Sobczak is secretary-treasurer of Workers United-Rochester Regional Joint Board.

Bees' demise

Europe has banned neonicotinoid pesticides, which have been linked to the loss of bees. Why not in the US –now? If we wait, we could be too late.

BYRNA WEIR, BRIGHTON

On children

and protests

Fifty years ago, on May 2, 1963, more than 1,000 African-American students marched into downtown Birmingham, and scores were arrested. When hundreds more gathered the following day, the local police and fire departments were directed to use force to halt the demonstrations.

Images of children being blasted by high-pressure fire hoses, clubbed by police officers, and attacked by police dogs were viewed on television and in newspapers, triggering international outrage. Martin Luther King offered encouragement to parents of the young protesters: ''Don't worry about your children, they're going to be alright. Don't hold them back if they want to go to jail. For they are doing a job for not only themselves, but for all of America and for all mankind.''

Children were marching in what was known as "The Children's Crusade" to protest Birmingham's system of segregation by putting pressure on its merchants for their role. Meanwhile, business was faltering in the city due to the adverse publicity and pressure of the boycott. On May 10, the Birmingham Truce Agreement was signed.
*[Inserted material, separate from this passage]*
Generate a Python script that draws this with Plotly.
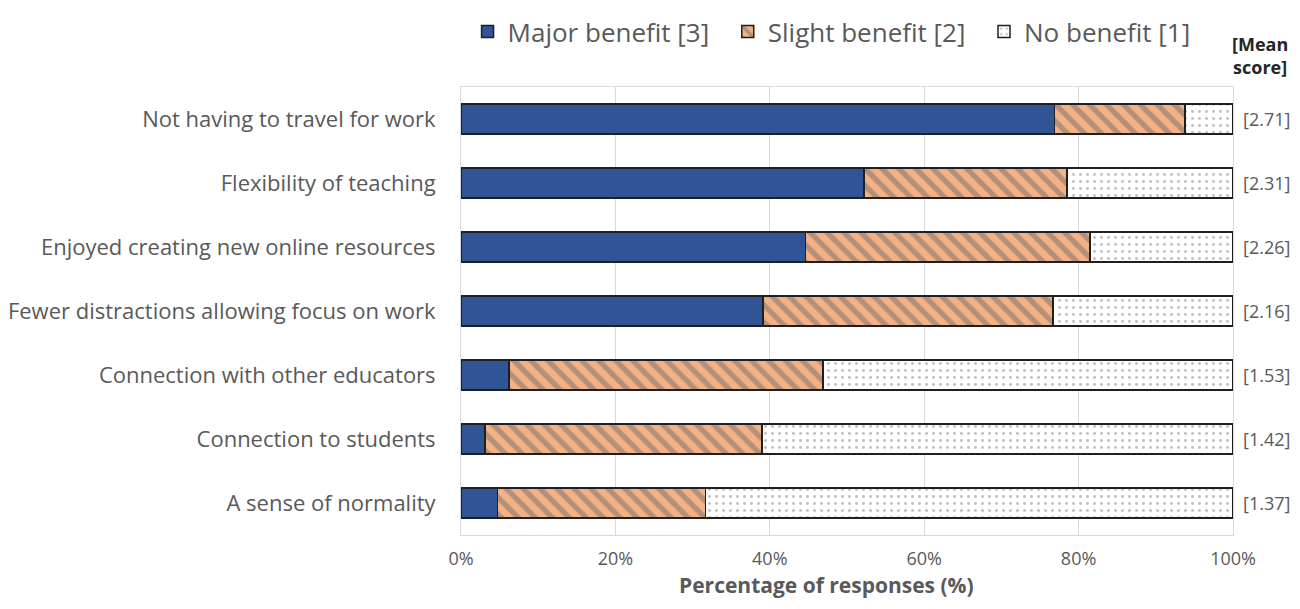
import plotly.graph_objects as go

# benefits of remote teaching - share of responses per item (top to bottom)
items = [
    "Not having to travel for work",
    "Flexibility of teaching",
    "Enjoyed creating new online resources",
    "Fewer distractions allowing focus on work",
    "Connection with other educators",
    "Connection to students",
    "A sense of normality",
]
major = [76.9, 52.2, 44.6, 39.1, 6.2, 3.1, 4.7]
slight = [16.9, 26.3, 36.9, 37.6, 40.7, 35.9, 27.0]
none_ = [6.2, 21.5, 18.5, 23.3, 53.1, 61.0, 68.3]
mean_scores = ["2.71", "2.31", "2.26", "2.16", "1.53", "1.42", "1.37"]

x_ticks = [0, 20, 40, 60, 80, 100]
x_tick_labels = ["0%", "20%", "40%", "60%", "80%", "100%"]

font_name = "Open Sans"
grey_text = "#595959"
outline = dict(color="#1f1f1f", width=1.5)

fig = go.Figure()

fig.add_trace(go.Bar(
    y=items, x=major, orientation="h", name="Major benefit [3]  ",
    marker=dict(color="#2F5597", line=outline),
    width=0.47,
))
fig.add_trace(go.Bar(
    y=items, x=slight, orientation="h", name="Slight benefit [2]  ",
    marker=dict(color="#F4B183", line=outline,
                pattern=dict(shape="\\", bgcolor="#F4B183", fgcolor="#707070",
                             size=12, solidity=0.45)),
    width=0.47,
))
fig.add_trace(go.Bar(
    y=items, x=none_, orientation="h", name="No benefit [1]",
    marker=dict(color="white", line=outline,
                pattern=dict(shape=".", bgcolor="white", fgcolor="#808080",
                             size=7, solidity=0.14)),
    width=0.47,
))

# mean score labels to the right of each bar
for item, score in zip(items, mean_scores):
    fig.add_annotation(
        x=1.0, xref="paper", y=item, yref="y",
        text=f"[{score}]", showarrow=False, xanchor="left", xshift=8,
        font=dict(family=font_name, size=18, color=grey_text),
    )

fig.add_annotation(
    x=1.0, xref="paper", y=1.0, yref="paper",
    text="<b>[Mean<br>score]</b>", showarrow=False,
    xanchor="right", yanchor="bottom", xshift=57, yshift=6, align="center",
    font=dict(family=font_name, size=18, color="#262626"),
)

# axis title placed like the original (a little left of centre)
fig.add_annotation(
    x=0.473, xref="paper", y=0, yref="paper",
    text="<b>Percentage of responses (%)</b>", showarrow=False,
    xanchor="center", yanchor="middle", yshift=-50,
    font=dict(family=font_name, size=21, color=grey_text),
)

fig.update_layout(
    barmode="stack",
    width=1284, height=593,
    margin=dict(l=453, r=59, t=79, b=66),
    plot_bgcolor="white", paper_bgcolor="white",
    font=dict(family=font_name, color=grey_text),
    legend=dict(
        orientation="h", x=0.48, xanchor="center", y=1.0, yanchor="top",
        yref="container", font=dict(size=26, color=grey_text),
        traceorder="normal", itemwidth=30,
    ),
    xaxis=dict(
        range=[0, 100], tickvals=x_ticks, ticktext=x_tick_labels,
        showgrid=True, gridcolor="#d9d9d9", gridwidth=1,
        zeroline=False, showline=True, linecolor="#d9d9d9", mirror=True,
        tickfont=dict(size=18, color=grey_text), ticks="", ticklabelstandoff=7,
        automargin=False,
    ),
    yaxis=dict(
        categoryorder="array", categoryarray=items, autorange="reversed",
        showline=True, linecolor="#d9d9d9", mirror=True, showgrid=False,
        tickfont=dict(size=22, color=grey_text), ticks="", ticklabelstandoff=20,
        automargin=False,
    ),
)

fig.write_html("out.html")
The power of children and parents for justice!

Today, students supported by their parents have made conscious decisions to opt out of the unjust, unproven Common Core tests foisted upon them by the likes of the business community through the bankroll of Bill Gates and Achieve. The tests have no basis in research and have no evidence that they have any value whatsoever. Our children are being used as guinea pigs and as tools to shut down urban neighborhood schools, fire experienced teachers, and break unions, enabling the hiring of low-cost, unqualified (cheap) teacher surrogates.

Once again, urban children of poverty shoulder the burden of these machinations by being herded into the remaining failing, overcrowded schools and being given an austere, barren curriculum of incessant test drilling that saps the life and joy out of learning.

Yet parents are being attacked in editorials for using their children for adult purposes. Quite ironic to say the least, as it's the corporate adults who are abusing our children to achieve their ends. Talk to child psychologists to understand the depth of the abuse, as I have. Children vomiting, not sleeping, fear of failure to the point of illness: the list goes on.

This testing cycle, a Bethlehem, New York, fourth grader was presented a math test in his hospital bed as he was being prepared for brain surgery.

It's time to stop vilifying parents. It's time for schools to stop punishing children for not taking tests that will not ameliorate public education but rather erode it further. It is time to celebrate the courage of their convictions and remember the wisdom of Gandhi: "First they ignore you, then they ridicule you, then they fight you, and then you win."

WILLIAM CALA

Cala is former superintendent of the Fairport school district and served as interim superintendent of the Rochester school district.